Recorded information:
########################################
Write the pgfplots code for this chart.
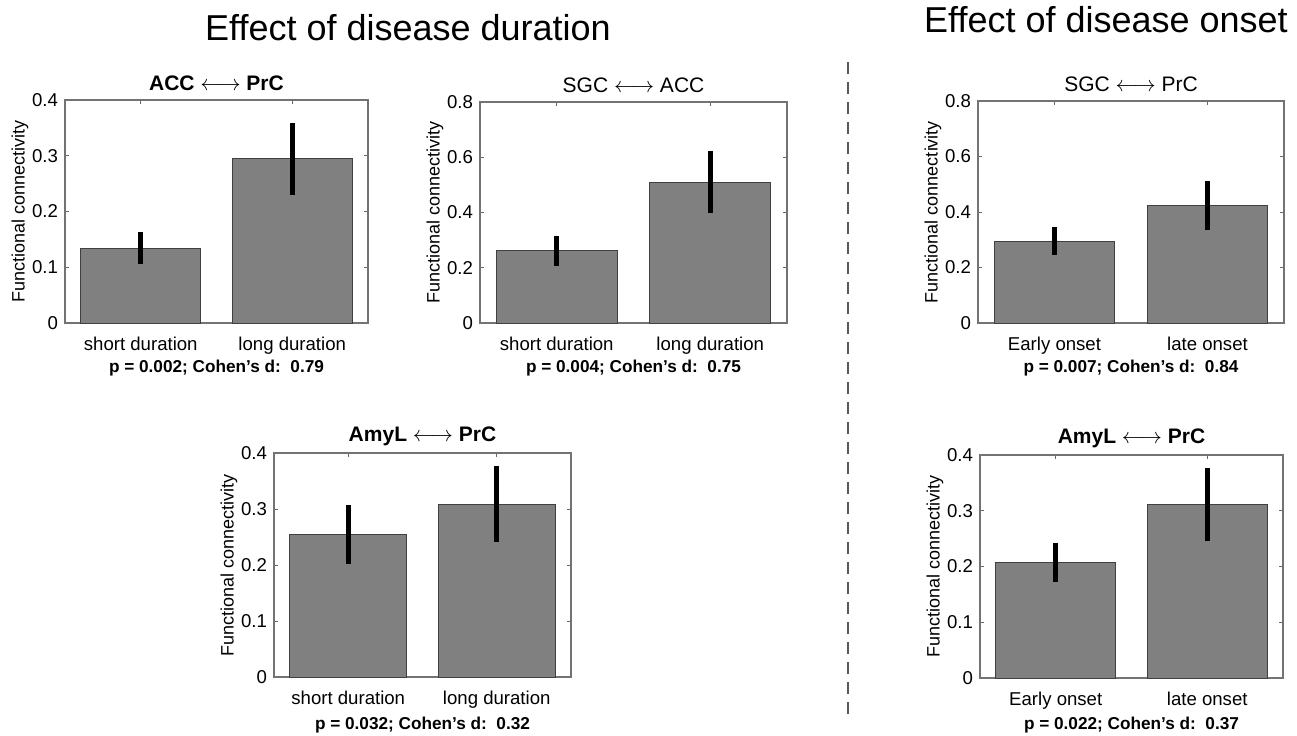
\documentclass[border=0pt]{standalone}
\usepackage{fontspec}
\setmainfont{Liberation Sans}
\usepackage{pgfplots}
\pgfplotsset{compat=1.18}
\usetikzlibrary{calc}

\pgfplotsset{
  fcbar/.style={
    anchor=north west, scale only axis,
    xmin=0.5, xmax=2.5, ymin=0,
    xtick={1,2}, tick align=inside, major tick length=2pt,
    axis line style={black!55, line width=0.6pt},
    tick style={black!60, line width=0.5pt},
    ylabel={Functional connectivity},
    tick label style={font=\fontsize{9.3}{10}\selectfont},
    xticklabel style={yshift=-3.5pt},
    ylabel style={font=\fontsize{9}{10}\selectfont, at={($(axis description cs:0,0.5)+(-22.5pt,0)$)}, anchor=center},
    every axis title shift=0pt,
    title style={font=\fontsize{10.5}{12}\selectfont, at={(axis description cs:0.5,1)}, anchor=center, yshift=8.5pt},
    xlabel style={font=\bfseries\fontsize{8.6}{10}\selectfont, at={(axis description cs:0.5,0)}, anchor=center, yshift=-22.5pt},
    /pgf/number format/assume math mode=true,
    yticklabel style={/pgf/number format/fixed},
  },
  fcplot/.style={
    ybar, bar width=0.79, bar shift=0pt,
    fill=gray, draw=black!75, line width=0.5pt,
    error bars/y dir=both, error bars/y explicit,
    error bars/error mark=none,
    error bars/error bar style={line width=2.6pt, black, solid}},
}

\begin{document}
\begin{tikzpicture}
\useasboundingbox (0,0) rectangle (648.5pt,-367.5pt);

\node[font=\fontsize{18}{20}\selectfont] at (204pt,-14pt) {Effect of disease duration};
\node[font=\fontsize{18}{20}\selectfont] at (553pt,-10pt) {Effect of disease onset};
\draw[black!65, line width=1.2pt, dash pattern=on 6pt off 4pt] (424pt,-31pt) -- (424pt,-360pt);

% ACC <-> PrC, duration
\begin{axis}[fcbar, at={(32.5pt,-50pt)}, width=151.5pt, height=111.5pt,
  ymax=0.4, ytick={0,0.1,0.2,0.3,0.4},
  xticklabels={short duration, long duration},
  title={\bfseries ACC $\longleftrightarrow$ PrC},
  xlabel={p = 0.002; Cohen's d:\ \ 0.79}]
\addplot[fcplot] table[y error plus=ep, y error minus=em] {
x y ep em
1 0.134 0.029 0.028
2 0.295 0.064 0.065
};
\end{axis}

% SGC <-> ACC, duration
\begin{axis}[fcbar, at={(240pt,-51pt)}, width=153.5pt, height=110.5pt,
  ymax=0.8, ytick={0,0.2,0.4,0.6,0.8},
  xticklabels={short duration, long duration},
  title={SGC $\longleftrightarrow$ ACC},
  xlabel={p = 0.004; Cohen's d:\ \ 0.75}]
\addplot[fcplot] table[y error plus=ep, y error minus=em] {
x y ep em
1 0.262 0.054 0.054
2 0.508 0.115 0.108
};
\end{axis}

% SGC <-> PrC, onset
\begin{axis}[fcbar, at={(489pt,-50.5pt)}, width=153pt, height=111pt,
  ymax=0.8, ytick={0,0.2,0.4,0.6,0.8},
  xticklabels={Early onset, late onset},
  title={SGC $\longleftrightarrow$ PrC},
  xlabel={p = 0.007; Cohen's d:\ \ 0.84}]
\addplot[fcplot] table[y error plus=ep, y error minus=em] {
x y ep em
1 0.295 0.051 0.049
2 0.422 0.090 0.088
};
\end{axis}

% AmyL <-> PrC, duration
\begin{axis}[fcbar, at={(137pt,-226.5pt)}, width=148.5pt, height=112pt,
  ymax=0.4, ytick={0,0.1,0.2,0.3,0.4},
  xticklabels={short duration, long duration},
  title={\bfseries AmyL $\longleftrightarrow$ PrC},
  xlabel style={yshift=-1.5pt},
  xlabel={p = 0.032; Cohen's d:\ \ 0.32}]
\addplot[fcplot] table[y error plus=ep, y error minus=em] {
x y ep em
1 0.254 0.054 0.053
2 0.308 0.068 0.067
};
\end{axis}

% AmyL <-> PrC, onset
\begin{axis}[fcbar, at={(490pt,-227.5pt)}, width=151.5pt, height=111.5pt,
  ymax=0.4, ytick={0,0.1,0.2,0.3,0.4},
  xticklabels={Early onset, late onset},
  title={\bfseries AmyL $\longleftrightarrow$ PrC},
  xlabel style={yshift=-1pt},
  xlabel={p = 0.022; Cohen's d:\ \ 0.37}]
\addplot[fcplot] table[y error plus=ep, y error minus=em] {
x y ep em
1 0.207 0.035 0.035
2 0.312 0.065 0.067
};
\end{axis}
\end{tikzpicture}
\end{document}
########################################
Aim: Write out exactly the lines between the start of the data and the line with "(0,0) rectangle (648.5pt,-367.5pt);", including both, but none of the pictures.

Answer to the task:
Write the pgfplots code for this chart.
\documentclass[border=0pt]{standalone}
\usepackage{fontspec}
\setmainfont{Liberation Sans}
\usepackage{pgfplots}
\pgfplotsset{compat=1.18}
\usetikzlibrary{calc}

\pgfplotsset{
  fcbar/.style={
    anchor=north west, scale only axis,
    xmin=0.5, xmax=2.5, ymin=0,
    xtick={1,2}, tick align=inside, major tick length=2pt,
    axis line style={black!55, line width=0.6pt},
    tick style={black!60, line width=0.5pt},
    ylabel={Functional connectivity},
    tick label style={font=\fontsize{9.3}{10}\selectfont},
    xticklabel style={yshift=-3.5pt},
    ylabel style={font=\fontsize{9}{10}\selectfont, at={($(axis description cs:0,0.5)+(-22.5pt,0)$)}, anchor=center},
    every axis title shift=0pt,
    title style={font=\fontsize{10.5}{12}\selectfont, at={(axis description cs:0.5,1)}, anchor=center, yshift=8.5pt},
    xlabel style={font=\bfseries\fontsize{8.6}{10}\selectfont, at={(axis description cs:0.5,0)}, anchor=center, yshift=-22.5pt},
    /pgf/number format/assume math mode=true,
    yticklabel style={/pgf/number format/fixed},
  },
  fcplot/.style={
    ybar, bar width=0.79, bar shift=0pt,
    fill=gray, draw=black!75, line width=0.5pt,
    error bars/y dir=both, error bars/y explicit,
    error bars/error mark=none,
    error bars/error bar style={line width=2.6pt, black, solid}},
}

\begin{document}
\begin{tikzpicture}
\useasboundingbox (0,0) rectangle (648.5pt,-367.5pt);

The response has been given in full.